The Kraken is feisty. He would attack all the major cities if I let him.








A comic book print








A Pop-Art version








And the Christmas version, with Kraken diving into a pile of presents. 









They're all very silly, but so are we.


----------



## hannah16 (Mar 3, 2011)

LOL I thought this was cute xDDDD!!!


----------



## LetsGetKraken (Nov 28, 2012)

Thanks! I think I might use one of them as my avatar. Maybe the holiday one?


----------



## bryzy (Nov 3, 2012)

Could I have the comic one of my avatar?


----------



## LetsGetKraken (Nov 28, 2012)

bryanacute said:


> Could I have the comic one of my avatar?


Sure thing! It might be a few days-a week though. Do you want your betta's name or any words on it?


----------



## ChoclateBetta (Jul 22, 2012)

Funny. I love it. Heres some more photos.


----------



## bryzy (Nov 3, 2012)

LetsGetKraken said:


> Sure thing! It might be a few days-a week though. Do you want your betta's name or any words on it?


Sure!
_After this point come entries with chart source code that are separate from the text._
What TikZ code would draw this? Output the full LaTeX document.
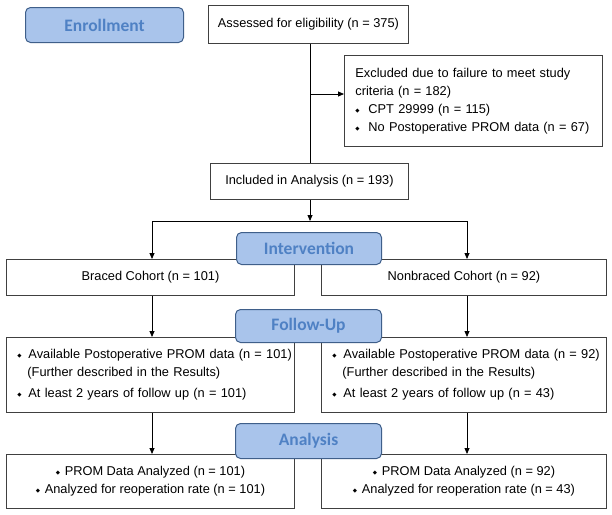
\documentclass[tikz,border=0pt]{standalone}
\usepackage{fontspec}
\setmainfont{Liberation Sans}
\newfontfamily\labfont{Carlito}
\newfontfamily\djv{DejaVu Sans}
\usetikzlibrary{arrows.meta}
\definecolor{labfill}{HTML}{A9C4EB}
\definecolor{labdraw}{HTML}{3F5F8A}
\definecolor{labtext}{HTML}{4F81C4}
\definecolor{boxdraw}{HTML}{404040}
\newcommand{\dmd}{\raisebox{1.2pt}{\djv\fontsize{5.5}{6}\selectfont ◆}}
\newcommand{\bulA}{\makebox[11pt][l]{\dmd}}
\newcommand{\bulB}{\makebox[13pt][l]{\dmd}}
\newcommand{\bulC}{\makebox[9pt][l]{\dmd}}
\newcommand{\indA}{\makebox[10pt][l]{}}
\newcommand{\bodyfont}{\fontsize{12.8}{18}\selectfont}
\begin{document}
\begin{tikzpicture}[x=1pt,y=-1pt,
  box/.style={draw=boxdraw, line width=0.9pt, anchor=north west, inner sep=0pt, fill=white, font=\bodyfont},
  lab/.style={draw=labdraw, line width=1pt, fill=labfill, rounded corners=5pt, anchor=north west, inner sep=0pt, text=labtext, font=\labfont\bfseries\fontsize{17.5}{20}\selectfont},
  arr/.style={line width=0.8pt, -{Triangle[length=6pt,width=5pt]}},
  conn/.style={line width=0.8pt}]
\fill[white] (0,0) rectangle (612,514);
\useasboundingbox (0,0) rectangle (612,514);
\coordinate (spine) at (310,0);
\coordinate (branch) at (310,94);
\coordinate (split) at (310,221);
\coordinate (hl) at (152,221);
\coordinate (hr) at (467,221);

\node[lab, minimum width=158pt, minimum height=35pt] (enroll) at (25,7) {Enrollment};
\node[box, minimum width=200pt, minimum height=38pt] (assess) at (208,5) {Assessed for eligibility (n = 375)};
\node[box, minimum width=258pt, minimum height=91pt, text width=236pt, inner xsep=11pt, align=left] (excl) at (344,55)
  {\mbox{Excluded due to failure to meet study}\\
   \mbox{criteria (n = 182)}\\
   \mbox{\bulB CPT 29999 (n = 115)}\\
   \mbox{\bulB No Postoperative PROM data (n = 67)}};
\node[box, minimum width=198pt, minimum height=36pt] (incl) at (210,163) {Included in Analysis (n = 193)};
\node[box, minimum width=288pt, minimum height=36pt] (braced) at (6,259) {Braced Cohort (n = 101)};
\node[box, minimum width=285pt, minimum height=36pt] (nonbraced) at (321,259) {Nonbraced Cohort (n = 92)};
\node[box, minimum width=288pt, minimum height=75pt, text width=266pt, inner xsep=11pt, align=left] (fuL) at (6,337)
  {\mbox{\bulA Available Postoperative PROM data (n = 101)}\\
   \mbox{\indA(Further described in the Results)}\\[3pt]
   \mbox{\bulA At least 2 years of follow up (n = 101)}};
\node[box, minimum width=285pt, minimum height=75pt, text width=263pt, inner xsep=11pt, align=left] (fuR) at (321,337)
  {\mbox{\bulA Available Postoperative PROM data (n = 92)}\\
   \mbox{\indA(Further described in the Results)}\\[3pt]
   \mbox{\bulA At least 2 years of follow up (n = 43)}};
\node[box, minimum width=288pt, minimum height=54pt, align=center] (anL) at (6,454)
  {\bulC PROM Data Analyzed (n = 101)\\ \bulC Analyzed for reoperation rate (n = 101)};
\node[box, minimum width=285pt, minimum height=54pt, align=center] (anR) at (321,454)
  {\bulC PROM Data Analyzed (n = 92)\\ \bulC Analyzed for reoperation rate (n = 43)};

\draw[conn] (assess.south -| spine) -- (incl.north -| spine);
\draw[arr] (branch) -- (branch -| excl.west);
\draw[arr] (incl.south -| spine) -- (split);
\draw[conn] (hl) -- (hr);
\draw[arr] (hl) -- (hl |- braced.north);
\draw[arr] (hr) -- (hr |- nonbraced.north);
\draw[arr] (braced.south -| hl) -- (fuL.north -| hl);
\draw[arr] (nonbraced.south -| hr) -- (fuR.north -| hr);
\draw[arr] (fuL.south -| hl) -- (anL.north -| hl);
\draw[arr] (fuR.south -| hr) -- (anR.north -| hr);

\node[lab, minimum width=145pt, minimum height=32pt] (interv) at (236,232) {Intervention};
\node[lab, minimum width=146pt, minimum height=33pt] (follow) at (235,309) {Follow-Up};
\node[lab, minimum width=146pt, minimum height=35pt] (analysis) at (235,423) {Analysis};
\end{tikzpicture}
\end{document}
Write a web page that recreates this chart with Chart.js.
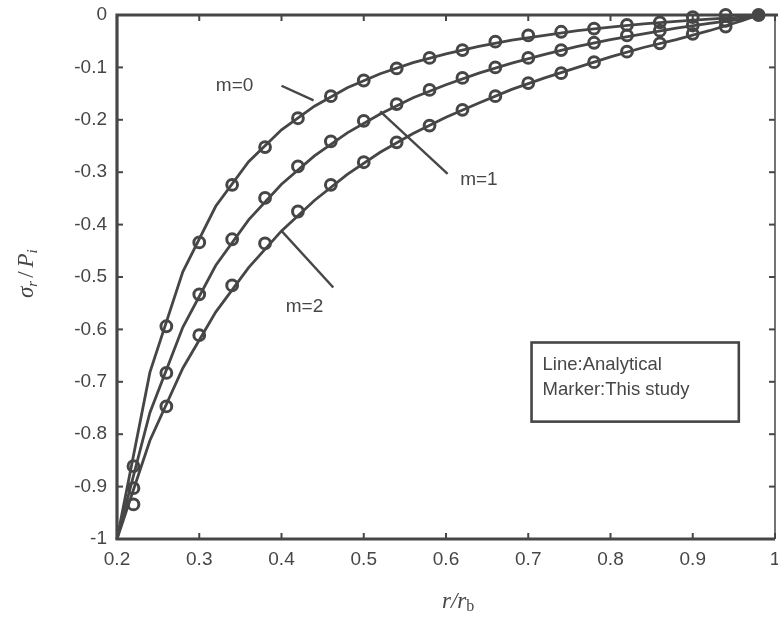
<!DOCTYPE html>
<html>
<head>
<meta charset="utf-8">
<script src="https://cdn.jsdelivr.net/npm/chart.js@4.4.1/dist/chart.umd.min.js"></script>
<style>
  html, body { margin: 0; padding: 0; background: #fff; }
  #wrap { width: 778px; height: 621px; }
</style>
</head>
<body>
<div id="wrap"><canvas id="canvas" width="778" height="621"></canvas></div>
<script>
// analytical curves (lines)
var lineR = [0.20, 0.24, 0.28, 0.32, 0.36, 0.40, 0.44, 0.48, 0.52, 0.56, 0.60, 0.64, 0.68, 0.72, 0.76, 0.80, 0.84, 0.88, 0.92, 0.96, 0.98];
var lineM0 = [-1, -0.682, -0.490, -0.365, -0.280, -0.219, -0.174, -0.139, -0.112, -0.091, -0.074, -0.060, -0.048, -0.039, -0.030, -0.023, -0.017, -0.012, -0.008, -0.004, 0];
var lineM1 = [-1, -0.759, -0.596, -0.478, -0.391, -0.323, -0.269, -0.225, -0.189, -0.158, -0.133, -0.111, -0.092, -0.075, -0.060, -0.047, -0.036, -0.025, -0.016, -0.008, 0];
var lineM2 = [-1, -0.812, -0.674, -0.567, -0.482, -0.412, -0.354, -0.304, -0.262, -0.226, -0.195, -0.168, -0.142, -0.120, -0.100, -0.080, -0.062, -0.047, -0.030, -0.011, 0];

// this study (markers)
var markR = [0.22, 0.26, 0.30, 0.34, 0.38, 0.42, 0.46, 0.50, 0.54, 0.58, 0.62, 0.66, 0.70, 0.74, 0.78, 0.82, 0.86, 0.90, 0.94];
var markM0 = [-0.861, -0.594, -0.434, -0.324, -0.252, -0.197, -0.155, -0.125, -0.102, -0.082, -0.067, -0.051, -0.039, -0.032, -0.026, -0.019, -0.014, -0.004, 0.000];
var markM1 = [-0.903, -0.683, -0.533, -0.428, -0.349, -0.289, -0.241, -0.202, -0.170, -0.143, -0.120, -0.100, -0.082, -0.067, -0.053, -0.039, -0.030, -0.020, -0.011];
var markM2 = [-0.934, -0.747, -0.611, -0.516, -0.436, -0.375, -0.324, -0.281, -0.243, -0.211, -0.181, -0.155, -0.130, -0.111, -0.090, -0.070, -0.054, -0.036, -0.022];

// outer boundary point
var endR = [0.98];
var endS = [0];

var xTickLabels = ['0.2', '0.3', '0.4', '0.5', '0.6', '0.7', '0.8', '0.9', '1'];
var yTickLabels = ['-1', '-0.9', '-0.8', '-0.7', '-0.6', '-0.5', '-0.4', '-0.3', '-0.2', '-0.1', '0'];
var curveNames = ['m=0', 'm=1', 'm=2'];

var ink = '#464646';
var font = "'Liberation Sans', Arial, sans-serif";
var serif = '"Liberation Serif", "Times New Roman", serif';

function pts(xs, ys) {
    return xs.map(function(x, i) { return {x: x, y: ys[i]}; });
}
function lineSet(ys) {
    return {type: 'line', data: pts(lineR, ys), borderColor: ink, borderWidth: 2.8,
        pointRadius: 0, tension: 0, fill: false, clip: false};
}
function markSet(ys) {
    return {type: 'scatter', data: pts(markR, ys), borderColor: ink, borderWidth: 3,
        backgroundColor: 'rgba(0,0,0,0)', pointStyle: 'circle', pointRadius: 5.4, clip: false};
}

// frame, inward ticks, labels, box
var decor = {
    id: 'decor',
    afterDraw: function(chart) {
        var c = chart.ctx, a = chart.chartArea;
        var xs = chart.scales.x, ys = chart.scales.y;
        c.save();
        c.strokeStyle = ink;
        c.fillStyle = ink;
        // ticks
        c.lineWidth = 2;
        xs.ticks.forEach(function(t) {
            var px = xs.getPixelForValue(t.value);
            c.beginPath(); c.moveTo(px, a.bottom); c.lineTo(px, a.bottom - 6); c.stroke();
            c.beginPath(); c.moveTo(px, a.top); c.lineTo(px, a.top + 6); c.stroke();
        });
        ys.ticks.forEach(function(t) {
            var py = ys.getPixelForValue(t.value);
            c.beginPath(); c.moveTo(a.left, py); c.lineTo(a.left + 6, py); c.stroke();
            c.beginPath(); c.moveTo(a.right, py); c.lineTo(a.right - 6, py); c.stroke();
        });
        // frame
        c.lineWidth = 1.5;
        c.beginPath(); c.moveTo(a.right, a.top); c.lineTo(a.right, a.bottom); c.stroke();
        c.lineWidth = 3.2;
        c.beginPath();
        c.moveTo(chart.width, a.top); c.lineTo(a.left, a.top); c.lineTo(a.left, a.bottom); c.lineTo(a.right, a.bottom);
        c.stroke();

        // curve annotations with leader lines
        var notes = [
            {t: curveNames[0], x: 0.343, y: -0.135, l: [0.400, -0.135, 0.439, -0.163]},
            {t: curveNames[1], x: 0.640, y: -0.314, l: [0.520, -0.184, 0.602, -0.303]},
            {t: curveNames[2], x: 0.428, y: -0.556, l: [0.400, -0.412, 0.463, -0.520]}
        ];
        c.font = '19px ' + font;
        c.textAlign = 'center';
        c.textBaseline = 'middle';
        c.lineWidth = 2.4;
        notes.forEach(function(n) {
            c.fillText(n.t, xs.getPixelForValue(n.x), ys.getPixelForValue(n.y));
            c.beginPath();
            c.moveTo(xs.getPixelForValue(n.l[0]), ys.getPixelForValue(n.l[1]));
            c.lineTo(xs.getPixelForValue(n.l[2]), ys.getPixelForValue(n.l[3]));
            c.stroke();
        });

        // legend box
        var bx1 = xs.getPixelForValue(0.704), bx2 = xs.getPixelForValue(0.956);
        var by1 = ys.getPixelForValue(-0.625), by2 = ys.getPixelForValue(-0.776);
        c.lineWidth = 2.6;
        c.strokeRect(bx1, by1, bx2 - bx1, by2 - by1);
        c.textAlign = 'left';
        c.font = '18.5px ' + font;
        c.fillText('Line:Analytical', bx1 + 11, ys.getPixelForValue(-0.668));
        c.fillText('Marker:This study', bx1 + 11, ys.getPixelForValue(-0.715));

        // y axis title: sigma_r / P_i
        c.save();
        c.translate(26, 266);
        c.rotate(-Math.PI / 2);
        c.textBaseline = 'alphabetic';
        c.textAlign = 'left';
        var x0 = -32;
        c.font = 'italic 23px ' + serif;
        c.fillText('\u03c3', x0, 7); x0 += c.measureText('\u03c3').width;
        c.font = 'italic 15px ' + serif;
        c.fillText('r', x0, 11); x0 += c.measureText('r').width + 3;
        c.font = '23px ' + serif;
        c.fillText('/', x0, 7); x0 += c.measureText('/').width + 4;
        c.font = 'italic 23px ' + serif;
        c.fillText('P', x0, 7); x0 += c.measureText('P').width;
        c.font = 'italic 15px ' + serif;
        c.fillText('i', x0, 11);
        c.restore();

        // x axis title: r / r_b
        c.textBaseline = 'alphabetic';
        c.textAlign = 'left';
        var x1 = 442;
        c.font = 'italic 23px ' + serif;
        c.fillText('r/r', x1, 608); x1 += c.measureText('r/r').width;
        c.font = '16px ' + serif;
        c.fillText('b', x1, 611);
        c.restore();
    }
};

var config = {
    data: {
        datasets: [
            lineSet(lineM0), lineSet(lineM1), lineSet(lineM2),
            markSet(markM0), markSet(markM1), markSet(markM2),
            {type: 'scatter', data: pts(endR, endS), borderColor: ink, backgroundColor: ink,
                pointRadius: 7, borderWidth: 0, clip: false}
        ]
    },
    options: {
        responsive: false,
        animation: false,
        events: [],
        layout: {autoPadding: false, padding: {left: 0, right: 3, top: 15, bottom: 0}},
        plugins: {legend: {display: false}, tooltip: {enabled: false}},
        scales: {
            x: {
                type: 'linear', min: 0.2, max: 1,
                grid: {display: false, drawTicks: false},
                border: {display: false},
                ticks: {
                    stepSize: 0.1, padding: 9, color: ink, maxRotation: 0, autoSkip: false,
                    font: {family: font, size: 19},
                    callback: function(v, i) { return xTickLabels[i]; }
                },
                // let the last label run off the canvas like the original
                afterFit: function(s) { s.height = 82; s.paddingLeft = 0; s.paddingRight = 0; }
            },
            y: {
                type: 'linear', min: -1, max: 0,
                grid: {display: false, drawTicks: false},
                border: {display: false},
                ticks: {
                    stepSize: 0.1, padding: 10, color: ink, autoSkip: false,
                    font: {family: font, size: 19},
                    callback: function(v, i) { return yTickLabels[i]; }
                },
                afterFit: function(s) { s.width = 117; s.paddingTop = 0; s.paddingBottom = 0; }
            }
        }
    },
    plugins: [decor]
};

window.onload = function() {
    window.myChart = new Chart(document.getElementById('canvas'), config);
};
</script>
</body>
</html>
His name is Neptune


----------



## ChoclateBetta (Jul 22, 2012)

Kracken is awesome.


----------



## LetsGetKraken (Nov 28, 2012)

ChoclateBetta said:


> Kracken is awesome.


Thanks! I saw your pictures of Carter, he's beautiful. Do you want an edit of him as a giant building destroying betta?


----------



## ChoclateBetta (Jul 22, 2012)

Yes thank you.


----------



## betta lover1507 (Aug 6, 2011)

oh noes! my chicago city D: i'll be killed by a kraken xD great job haha


----------



## ChoclateBetta (Jul 22, 2012)

Look Fighter plains wait Kraken eats them like Pellets.


----------



## Perry the platypus (Aug 20, 2012)

LetsGetKraken said:


> Thanks! I saw your pictures of Carter, he's beautiful. Do you want an edit of him as a giant building destroying betta?


A dust-destroying betta! :lol:


----------



## ChoclateBetta (Jul 22, 2012)

Carter would live to destroy a city.


----------